Compute Capability 3.5 cards have a maximum of 65536 registers per block and 255 registers per thread, where (AFAIK) the 256th register is used to store the location in global memory to where registers are spilled (the “overflow” register). If I use 512 threads per block, I can use a maximum of 65536(registers/block)/512(threads/block) = 128 registers per thread, which means I need to use

maxregcount:n

when compiling. A value of 129 or more for n results in a launch error due to unavailable resources (as it should) and a value of 128 or less works, but I’m not sure why 128 is ok. Should the value of n be 128 or 127? If it should/can be 128, where is the “overflow” register?

Cheers,
Kyle

Hi Kyle,

The reason why this works is that the “overflow” register isn’t the 256th register rather it’s a special register instruction encoding (all 1’s) identified as “RZ”.

  • Mat

Hi Mat,

Thanks for the info. I’ve seen RZ in PTX before but couldn’t figure out what it was. I thought it might be something to do with round-to-zero, but it didn’t make sense for it to be that in the way it was used in PTX.

Knowing this, why is it possible to use 512(threads/block)*128(registers/thread)=65536(registers/block), but only 256(threads/block)*255(registers/thread)=65280?

Is there anywhere I can find the answers to questions like this?

Cheers,
Kyle

Hi Kyle,

You’re welcome to ask these questions here and I can then ask around if I don’t know. Though, stackoverflow.com is a good place to ask these types of low level CUDA questions.

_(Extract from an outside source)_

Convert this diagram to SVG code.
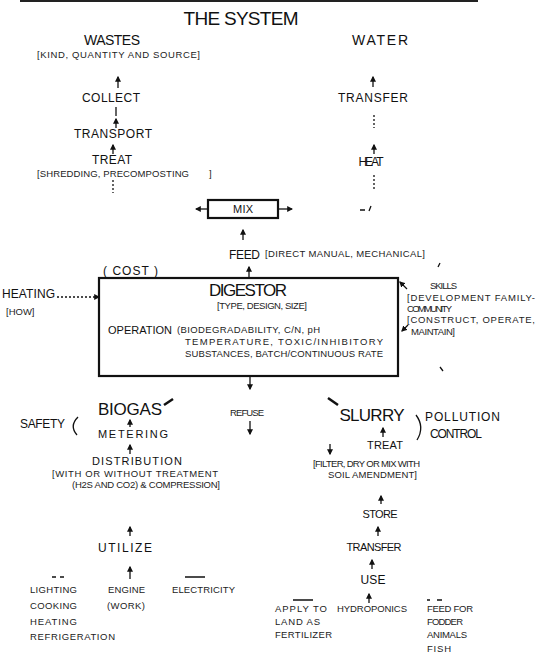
<svg xmlns="http://www.w3.org/2000/svg" width="538" height="667" viewBox="0 0 538 667">
<style>
.t{font-family:"Liberation Sans",Arial,sans-serif;fill:#111}
.c{text-anchor:middle}
.ttl{font-size:19px}
.big{font-size:17px}
.md{font-size:14px}
.lbl{font-size:12px}
.s11{font-size:11px}
.sm{font-size:9.5px;fill:#222}
.ln{stroke:#111;stroke-width:1.3;fill:none}
.dsh{stroke-dasharray:2 2}
.box{fill:none;stroke:#111;stroke-width:2.2}
</style>
<defs>
<marker id="ah" viewBox="0 0 10 10" refX="8" refY="5" markerWidth="6" markerHeight="6" orient="auto" markerUnits="userSpaceOnUse"><path d="M0,0 L10,5 L0,10 z" fill="#111"/></marker>
</defs>
<rect width="538" height="667" fill="#fff"/>
<line x1="20" y1="1" x2="478" y2="1" stroke="#222" stroke-width="2"/>

<g id="title"><text class="t ttl c" x="241" y="25" textLength="115">THE SYSTEM</text></g>

<g id="wastes"><text class="t md c" x="112" y="45" textLength="56">WASTES</text>
<text class="t sm" x="37" y="58" textLength="163">[KIND, QUANTITY AND SOURCE]</text></g>
<g id="collect"><text class="t lbl c" x="111" y="102" textLength="58">COLLECT</text></g>
<g id="transport"><text class="t lbl c" x="113" y="138" textLength="78">TRANSPORT</text></g>
<g id="treat-wastes"><text class="t lbl c" x="112" y="164" textLength="40">TREAT</text>
<text class="t sm" x="37" y="177" textLength="152">[SHREDDING, PRECOMPOSTING</text><text class="t sm" x="209" y="177">]</text></g>

<g id="water"><text class="t md c" x="380" y="45" textLength="56">WATER</text></g>
<g id="transfer-water"><text class="t lbl c" x="373" y="102" textLength="70">TRANSFER</text></g>
<g id="heat"><text class="t lbl c" x="371" y="166" textLength="25">HEAT</text></g>

<g id="mix"><rect class="box" x="208" y="200" width="70" height="18"/><text class="t s11 c" x="243" y="213" textLength="20">MIX</text></g>

<g id="feed"><text class="t lbl" x="229" y="259" textLength="31">FEED</text>
<text class="t sm" x="265" y="257" textLength="160">[DIRECT MANUAL, MECHANICAL]</text></g>

<g id="cost"><text class="t lbl" x="103" y="275" textLength="55">( COST )</text></g>

<g id="digestor"><rect class="box" x="99" y="278" width="299" height="98" stroke-width="2.5"/>
<text class="t big c" x="248" y="296" textLength="78">DIGESTOR</text>
<text class="t sm c" x="262" y="309" textLength="90">[TYPE, DESIGN, SIZE]</text>
<text class="t s11" x="108" y="334" textLength="64">OPERATION</text>
<text class="t sm" x="177" y="333" textLength="143">(BIODEGRADABILITY, C/N, pH</text>
<text class="t sm" x="185" y="345" textLength="198">TEMPERATURE, TOXIC/INHIBITORY</text>
<text class="t sm" x="185" y="357" textLength="198">SUBSTANCES, BATCH/CONTINUOUS RATE</text></g>

<g id="heating"><text class="t lbl" x="2" y="298" textLength="53">HEATING</text>
<text class="t sm" x="6" y="315">[HOW]</text></g>

<g id="skills"><text class="t sm" x="430" y="289" textLength="27">SKILLS</text>
<text class="t sm" x="407" y="301" textLength="128">[DEVELOPMENT FAMILY-</text>
<text class="t sm" x="407" y="312" textLength="45">COMMUNITY</text>
<text class="t sm" x="407" y="323" textLength="128">[CONSTRUCT, OPERATE,</text>
<text class="t sm" x="411" y="335" textLength="44">MAINTAIN]</text></g>

<g id="refuse"><text class="t sm c" x="247" y="416" textLength="34">REFUSE</text></g>

<g id="biogas"><text class="t big c" x="130" y="415" textLength="64">BIOGAS</text></g>
<g id="safety"><text class="t lbl" x="20" y="428" textLength="45">SAFETY</text>
<path class="ln" d="M78,417 Q69,426 77,435"/></g>
<g id="metering"><text class="t s11 c" x="133" y="438" textLength="70">METERING</text></g>
<g id="distribution"><text class="t s11 c" x="137" y="465" textLength="90">DISTRIBUTION</text>
<text class="t sm" x="52" y="477" textLength="166">[WITH OR WITHOUT TREATMENT</text>
<text class="t sm" x="72" y="488" textLength="148">(H2S AND CO2) &amp; COMPRESSION]</text></g>
<g id="utilize"><text class="t lbl c" x="125" y="552" textLength="54">UTILIZE</text></g>
<g id="uses-gas">
<text class="t sm" x="30" y="593" textLength="47">LIGHTING</text>
<text class="t sm" x="30" y="609" textLength="47">COOKING</text>
<text class="t sm" x="30" y="625" textLength="47">HEATING</text>
<text class="t sm" x="30" y="640" textLength="85">REFRIGERATION</text>
<text class="t sm" x="108" y="593" textLength="37">ENGINE</text>
<text class="t sm" x="107" y="609" textLength="38">(WORK)</text>
<text class="t sm" x="172" y="593" textLength="63">ELECTRICITY</text></g>

<g id="slurry"><text class="t big c" x="372" y="421" textLength="65">SLURRY</text></g>
<g id="pollution"><path class="ln" d="M416,415 Q425,427 417,440"/>
<text class="t lbl" x="425" y="421" textLength="75">POLLUTION</text>
<text class="t lbl" x="430" y="438" textLength="52">CONTROL</text></g>
<g id="treat-slurry"><text class="t s11 c" x="385" y="449" textLength="36">TREAT</text>
<text class="t sm" x="313" y="467" textLength="107">[FILTER, DRY OR MIX WITH</text>
<text class="t sm" x="328" y="478" textLength="89">SOIL AMENDMENT]</text></g>
<g id="store"><text class="t s11 c" x="380" y="518" textLength="35">STORE</text></g>
<g id="transfer-slurry"><text class="t s11 c" x="374" y="551" textLength="55">TRANSFER</text></g>
<g id="use"><text class="t lbl c" x="373" y="584" textLength="25">USE</text></g>
<g id="uses-slurry">
<text class="t sm" x="275" y="612" textLength="52">APPLY TO</text>
<text class="t sm" x="275" y="625" textLength="45">LAND AS</text>
<text class="t sm" x="275" y="638" textLength="57">FERTILIZER</text>
<text class="t sm" x="337" y="612" textLength="70">HYDROPONICS</text>
<text class="t sm" x="427" y="612" textLength="46">FEED FOR</text>
<text class="t sm" x="427" y="625" textLength="36">FODDER</text>
<text class="t sm" x="427" y="638" textLength="40">ANIMALS</text>
<text class="t sm" x="427" y="652" textLength="24">FISH</text></g>

<g id="connectors">
<line class="ln" x1="118" y1="88" x2="118" y2="77" marker-end="url(#ah)"/>
<line class="ln" x1="116" y1="107" x2="116" y2="116"/>
<line class="ln" x1="116" y1="128" x2="116" y2="119" marker-end="url(#ah)"/>
<line class="ln" x1="113" y1="154" x2="113" y2="145" marker-end="url(#ah)"/>
<line class="ln dsh" x1="113" y1="180" x2="113" y2="193"/>
<line class="ln" x1="373" y1="87" x2="373" y2="77" marker-end="url(#ah)"/>
<line class="ln dsh" x1="374" y1="115" x2="374" y2="128"/>
<line class="ln" x1="374" y1="154" x2="374" y2="145" marker-end="url(#ah)"/>
<line class="ln dsh" x1="374" y1="175" x2="374" y2="190"/>
<path class="ln" d="M360,210 L365,210 M371,206 L369,211"/>
<line class="ln" x1="208" y1="209" x2="196" y2="209" marker-end="url(#ah)"/>
<line class="ln" x1="278" y1="209" x2="292" y2="209" marker-end="url(#ah)"/>
<line class="ln" x1="243" y1="240" x2="243" y2="230" marker-end="url(#ah)"/>
<line class="ln" x1="249" y1="278" x2="249" y2="267" marker-end="url(#ah)"/>
<line class="ln dsh" x1="57" y1="297" x2="99" y2="297" marker-end="url(#ah)"/>
<line class="ln" x1="407" y1="289" x2="400" y2="282" marker-end="url(#ah)"/>
<line class="ln" x1="408" y1="325" x2="402" y2="331" marker-end="url(#ah)"/>
<path class="ln" d="M440,263 L438,267 M440,367 L443,371"/>
<line class="ln" x1="250" y1="377" x2="250" y2="389" marker-end="url(#ah)"/>
<line class="ln" x1="250" y1="421" x2="250" y2="434" marker-end="url(#ah)"/>
<line x1="164" y1="405" x2="173" y2="399" stroke="#111" stroke-width="2.5"/>
<line x1="328" y1="398" x2="338" y2="405" stroke="#111" stroke-width="2.5"/>
<line class="ln" x1="130" y1="427" x2="130" y2="420" marker-end="url(#ah)"/>
<line class="ln" x1="130" y1="454" x2="130" y2="445" marker-end="url(#ah)"/>
<line class="ln" x1="130" y1="536" x2="130" y2="527" marker-end="url(#ah)"/>
<line class="ln" x1="130" y1="579" x2="130" y2="567" marker-end="url(#ah)"/>
<path class="ln" d="M52,577 L56,577 M60,577 L64,577 M185,577 L205,577"/>
<line class="ln" x1="383" y1="437" x2="383" y2="428" marker-end="url(#ah)"/>
<line class="ln" x1="330" y1="444" x2="330" y2="454" marker-end="url(#ah)"/>
<line class="ln" x1="381" y1="504" x2="381" y2="496" marker-end="url(#ah)"/>
<line class="ln" x1="378" y1="536" x2="378" y2="527" marker-end="url(#ah)"/>
<line class="ln" x1="372" y1="569" x2="372" y2="560" marker-end="url(#ah)"/>
<line class="ln" x1="369" y1="603" x2="369" y2="594" marker-end="url(#ah)"/>
<path class="ln" d="M293,600 L313,600 M427,600 L430,600 M437,600 L442,600"/>
</g>
</svg>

While I don’t know for a fact, I would think the reasoning for the thread limit is that the register numbers are represented by a 2-byte value (00-FF). Given RZ is represented as FF (or all 1’s) only registers R0 through R254 can be identified. Hence, you’re hitting the limit of 255 registers per thread. In the other case, you’re hitting the limit of 65536 registers per block. Two separated but related limits.

If you want a more definitive answer, I can investigate.

  • Mat

Hi Mat,

If you want a more definitive answer, I can investigate.

No need. Couldn’t have asked for a better answer.

Cheers,
Kyle

Hi Mat/All,

I didn’t check my answer properly when I used 512(threads/block)*128(registers/thread)=65536(registers/block). This gives an incorrect answer. I had to use 512(threads/block)*127(registers/thread)=65024(registers/block) to get the correct answer. Sorry for the error.

Regards,
Kyle